TASK OBJECTIVE >> In the material below, please retype the lines from the very first through the one with "(split) at (372,78)", exactly and without pictures.

DATA SECTION >>
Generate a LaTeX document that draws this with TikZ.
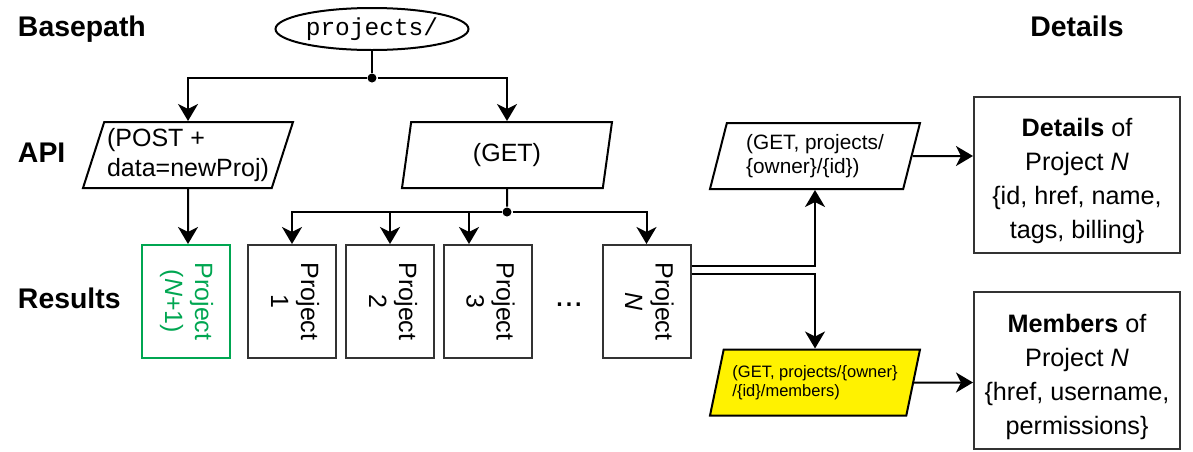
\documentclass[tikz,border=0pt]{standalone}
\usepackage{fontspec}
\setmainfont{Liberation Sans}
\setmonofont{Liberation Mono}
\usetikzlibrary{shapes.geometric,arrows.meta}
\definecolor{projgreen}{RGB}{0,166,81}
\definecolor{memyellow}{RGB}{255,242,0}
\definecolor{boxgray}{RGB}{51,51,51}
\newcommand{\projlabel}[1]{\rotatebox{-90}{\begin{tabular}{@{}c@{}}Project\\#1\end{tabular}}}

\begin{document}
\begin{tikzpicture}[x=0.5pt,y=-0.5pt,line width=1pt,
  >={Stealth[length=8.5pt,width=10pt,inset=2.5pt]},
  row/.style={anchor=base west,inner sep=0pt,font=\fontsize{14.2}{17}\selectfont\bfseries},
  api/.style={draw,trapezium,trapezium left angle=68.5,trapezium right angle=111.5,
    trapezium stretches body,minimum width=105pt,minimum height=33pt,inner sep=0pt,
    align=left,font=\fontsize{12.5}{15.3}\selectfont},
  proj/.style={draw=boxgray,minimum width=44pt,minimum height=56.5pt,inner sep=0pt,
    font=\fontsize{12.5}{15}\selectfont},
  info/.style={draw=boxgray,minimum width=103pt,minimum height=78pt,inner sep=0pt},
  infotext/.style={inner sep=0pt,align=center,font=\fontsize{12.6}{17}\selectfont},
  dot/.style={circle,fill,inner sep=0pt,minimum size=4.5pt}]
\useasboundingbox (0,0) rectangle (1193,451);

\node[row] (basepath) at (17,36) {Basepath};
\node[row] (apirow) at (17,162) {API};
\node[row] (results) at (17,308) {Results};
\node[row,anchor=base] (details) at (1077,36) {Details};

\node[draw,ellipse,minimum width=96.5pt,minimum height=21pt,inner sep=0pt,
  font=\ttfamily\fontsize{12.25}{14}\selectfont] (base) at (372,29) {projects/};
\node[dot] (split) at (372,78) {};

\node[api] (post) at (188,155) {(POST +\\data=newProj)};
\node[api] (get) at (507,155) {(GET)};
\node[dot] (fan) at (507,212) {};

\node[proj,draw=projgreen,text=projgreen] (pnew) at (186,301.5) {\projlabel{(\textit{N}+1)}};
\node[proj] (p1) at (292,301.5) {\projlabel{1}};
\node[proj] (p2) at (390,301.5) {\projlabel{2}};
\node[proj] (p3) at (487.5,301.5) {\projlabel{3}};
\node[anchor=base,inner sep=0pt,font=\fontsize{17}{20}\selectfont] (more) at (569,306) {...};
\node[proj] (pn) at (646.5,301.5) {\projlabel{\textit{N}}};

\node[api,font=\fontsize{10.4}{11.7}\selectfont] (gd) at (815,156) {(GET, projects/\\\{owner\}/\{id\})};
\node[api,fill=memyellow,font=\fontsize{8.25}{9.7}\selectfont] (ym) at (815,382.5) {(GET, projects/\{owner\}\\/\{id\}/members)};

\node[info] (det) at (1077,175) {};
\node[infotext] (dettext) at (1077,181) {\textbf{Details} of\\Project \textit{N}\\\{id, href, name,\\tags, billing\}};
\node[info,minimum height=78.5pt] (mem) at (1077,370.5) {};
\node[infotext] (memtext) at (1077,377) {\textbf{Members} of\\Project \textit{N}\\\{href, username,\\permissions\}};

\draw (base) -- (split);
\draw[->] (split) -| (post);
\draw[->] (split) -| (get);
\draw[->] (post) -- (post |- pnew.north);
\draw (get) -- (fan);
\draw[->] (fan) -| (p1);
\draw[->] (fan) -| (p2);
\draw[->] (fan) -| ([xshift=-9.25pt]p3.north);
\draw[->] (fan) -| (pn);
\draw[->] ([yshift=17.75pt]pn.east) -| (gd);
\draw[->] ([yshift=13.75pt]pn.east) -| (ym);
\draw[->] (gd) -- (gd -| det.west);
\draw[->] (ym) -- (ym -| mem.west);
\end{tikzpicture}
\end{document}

SOLUTION TO THIS EXERCISE >>
Generate a LaTeX document that draws this with TikZ.
\documentclass[tikz,border=0pt]{standalone}
\usepackage{fontspec}
\setmainfont{Liberation Sans}
\setmonofont{Liberation Mono}
\usetikzlibrary{shapes.geometric,arrows.meta}
\definecolor{projgreen}{RGB}{0,166,81}
\definecolor{memyellow}{RGB}{255,242,0}
\definecolor{boxgray}{RGB}{51,51,51}
\newcommand{\projlabel}[1]{\rotatebox{-90}{\begin{tabular}{@{}c@{}}Project\\#1\end{tabular}}}

\begin{document}
\begin{tikzpicture}[x=0.5pt,y=-0.5pt,line width=1pt,
  >={Stealth[length=8.5pt,width=10pt,inset=2.5pt]},
  row/.style={anchor=base west,inner sep=0pt,font=\fontsize{14.2}{17}\selectfont\bfseries},
  api/.style={draw,trapezium,trapezium left angle=68.5,trapezium right angle=111.5,
    trapezium stretches body,minimum width=105pt,minimum height=33pt,inner sep=0pt,
    align=left,font=\fontsize{12.5}{15.3}\selectfont},
  proj/.style={draw=boxgray,minimum width=44pt,minimum height=56.5pt,inner sep=0pt,
    font=\fontsize{12.5}{15}\selectfont},
  info/.style={draw=boxgray,minimum width=103pt,minimum height=78pt,inner sep=0pt},
  infotext/.style={inner sep=0pt,align=center,font=\fontsize{12.6}{17}\selectfont},
  dot/.style={circle,fill,inner sep=0pt,minimum size=4.5pt}]
\useasboundingbox (0,0) rectangle (1193,451);

\node[row] (basepath) at (17,36) {Basepath};
\node[row] (apirow) at (17,162) {API};
\node[row] (results) at (17,308) {Results};
\node[row,anchor=base] (details) at (1077,36) {Details};

\node[draw,ellipse,minimum width=96.5pt,minimum height=21pt,inner sep=0pt,
  font=\ttfamily\fontsize{12.25}{14}\selectfont] (base) at (372,29) {projects/};
\node[dot] (split) at (372,78) {};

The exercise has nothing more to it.